Is the location aligned with visitor behavior?
Look at how close the property is to the parts of Old Town that draw steady activity, such as retail, dining, arts, and event areas. Old Town’s visitor patterns support the idea that walkable access and convenience can matter.
Is short-term rental use allowed by the building?
Review the declaration and all governing documents to confirm whether rentals are allowed at all. Then check for minimum stay rules, guest caps, parking restrictions, and any other operating limits.
Can the property satisfy Scottsdale rules?
Confirm that the property can meet licensing requirements, insurance requirements, notice requirements, and any applicable pool or spa barrier rules. If those items are hard to satisfy, the deal may not work smoothly.
Is county registration straightforward?
Make sure the property can be properly registered before occupancy. This sounds simple, but it is a required step and should be part of your launch timeline.
Does the revenue model reflect seasonality?

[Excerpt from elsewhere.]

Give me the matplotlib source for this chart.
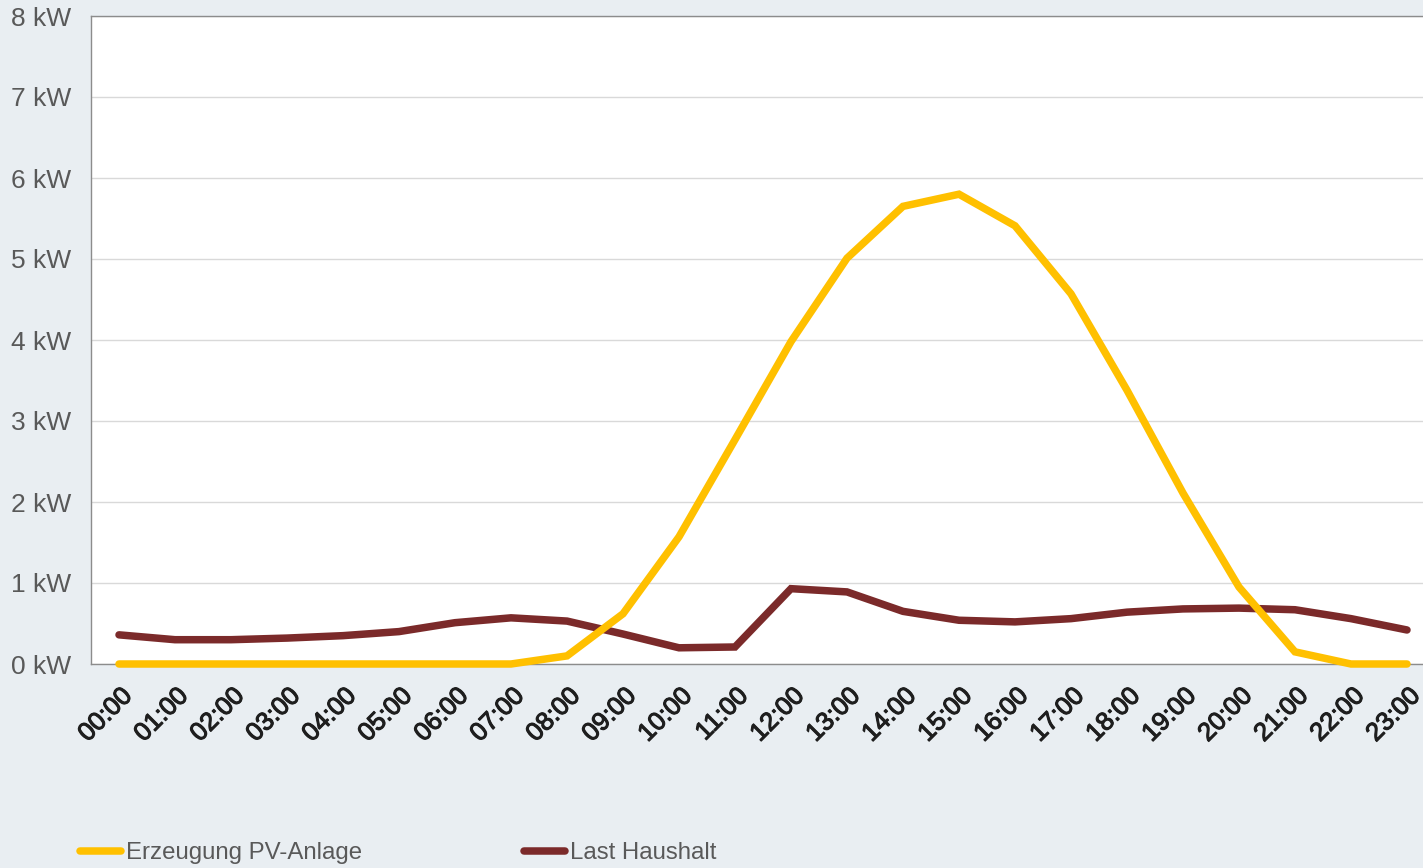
import matplotlib
matplotlib.use("Agg")
import matplotlib.pyplot as plt
from matplotlib.lines import Line2D
import matplotlib.patheffects as pe
import matplotlib.transforms as mtransforms

plt.rcParams['font.family'] = ['Liberation Sans', 'DejaVu Sans']

hours = [f"{h:02d}:00" for h in range(24)]
pv = [0, 0, 0, 0, 0, 0, 0, 0, 0.10, 0.62, 1.57, 2.77, 3.98, 5.01, 5.65, 5.80,
      5.41, 4.57, 3.38, 2.11, 0.95, 0.15, 0, 0]
load = [0.36, 0.30, 0.30, 0.32, 0.35, 0.40, 0.51, 0.57, 0.53, 0.37, 0.20, 0.21,
        0.93, 0.89, 0.65, 0.54, 0.52, 0.56, 0.64, 0.68, 0.69, 0.67, 0.56, 0.42]
yticks = [0, 1, 2, 3, 4, 5, 6, 7, 8]
ytick_labels = [f"{v} kW" for v in yticks]
series_names = ["Erzeugung PV-Anlage", "Last Haushalt"]
colors = ["#FFC000", "#7B2A2A"]

W, H = 1423, 868
fig = plt.figure(figsize=(W / 100, H / 100), dpi=100)
bg = "#E9EEF2"
fig.patch.set_facecolor(bg)

left = 91 / W
right = 1435 / W
top = 1 - 16 / H
bottom = 1 - 664 / H
ax = fig.add_axes([left, bottom, right - left, top - bottom])
ax.set_facecolor("white")

x = list(range(len(hours)))
lw = 5.4
ax.plot(x, pv, color=colors[0], lw=lw, solid_capstyle='round', solid_joinstyle='miter',
        zorder=4, clip_on=False)
ax.plot(x, load, color=colors[1], lw=lw, solid_capstyle='round', solid_joinstyle='miter',
        zorder=3, clip_on=False)

ax.set_xlim(-0.5, 23.5)
ax.set_ylim(0, 8)
ax.set_yticks(yticks)
ax.set_yticklabels(ytick_labels, color="#595959", fontsize=19)
ax.set_xticks(x)
ax.set_xticklabels(hours, rotation=45, ha='right', va='top', rotation_mode='anchor',
                   fontsize=18.5, color="#1E1E1E")
ax.tick_params(axis='both', length=0)
ax.tick_params(axis='y', pad=14)
ax.tick_params(axis='x', pad=14)
offset = mtransforms.ScaledTranslation(1 / 100, 0, fig.dpi_scale_trans)
for lab in ax.get_xticklabels():
    lab.set_transform(lab.get_transform() + offset)
    lab.set_path_effects([pe.withStroke(linewidth=0.8, foreground="#1E1E1E")])
ax.grid(axis='y', color="#D9D9D9", lw=1)
ax.set_axisbelow(True)
for s in ['left', 'bottom', 'top']:
    ax.spines[s].set_color("#8C8C8C")
    ax.spines[s].set_linewidth(1)
ax.spines['right'].set_visible(False)

handles = [Line2D([0], [0], color=c, lw=lw, solid_capstyle='round') for c in colors]
leg = fig.legend(handles, series_names, loc='center left', bbox_to_anchor=(80 / W, 1 - 853 / H),
                 ncol=2, frameon=False, fontsize=17.3, handlelength=1.7, handletextpad=0.2,
                 columnspacing=6.75, labelcolor="#595959", borderaxespad=0, borderpad=0)

fig.savefig("out.png", dpi=100, facecolor=bg)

Old Town demand is not uniform across the calendar. Stronger assumptions during winter and spring should be balanced with a more conservative view for slower periods.
Are nuisance and parking issues manageable?
Scottsdale states that nuisance parties and unlawful gatherings are not allowed, and code-enforcement issues can be reported to the city. For condos and townhomes in particular, building layout, parking setup, and guest behavior can have a direct impact on how manageable the asset is.
What this means for buyers in Old Town
Old Town Scottsdale can offer real short-term rental potential because it combines heavy visitor traffic, a dense mix of attractions, and a tourism economy that remains central to the city. The data supports the idea that demand is there, and that some of it already flows outside the hotel market.
But strong demand alone does not make every property a good investment. The best opportunities are usually the ones where the building documents are clear, the compliance path is manageable, and the expense structure still leaves room for attractive performance. In Old Town, disciplined diligence often matters more than broad market excitement.
If you are considering a condo, townhome, second home, or investment property in Old Town Scottsdale, a strategic review upfront can save you from expensive mistakes later. The right property is not just in the right location. It is the one that works on paper, in practice, and over time.
If you want a more analytical, property-specific view on Old Town opportunities, Residence Collective can help you evaluate location, building restrictions, and investment fit before you buy.
FAQs
What makes Old Town Scottsdale attractive for short-term rentals?
- Old Town benefits from strong visitor traffic, a dense mix of dining, shopping, arts, nightlife, and events, plus neighborhood-level data showing high non-local visitation and especially busy weekends and spring months.
Does Scottsdale allow short-term rentals in Old Town?
- Scottsdale requires an annual license for each property rented for less than 30 days, but buyers also need to verify county registration, state tax treatment, and any private building restrictions.
Do Old Town condos allow short-term rentals?
- Some may, but the answer depends on the specific declaration, CC&Rs, amendments, rules, and resale documents for that building or community.
What Scottsdale rules apply to short-term rental owners?
- The city requires licensing, a 24-hour emergency contact, neighbor notification, at least $500,000 in liability coverage, a posted notice, and compliance with pool or spa barrier rules where applicable.
Does Maricopa County require rental registration for Old Town properties?
- Yes. Arizona law requires residential rental property to be registered with the county assessor, and the property must be registered before it is rented.
How should you underwrite a short-term rental in Old Town Scottsdale?
- Start with demand and seasonality, then confirm building eligibility, and finally model the full expense load including HOA dues, insurance, cleaning, management, utilities, taxes, fees, and reserves.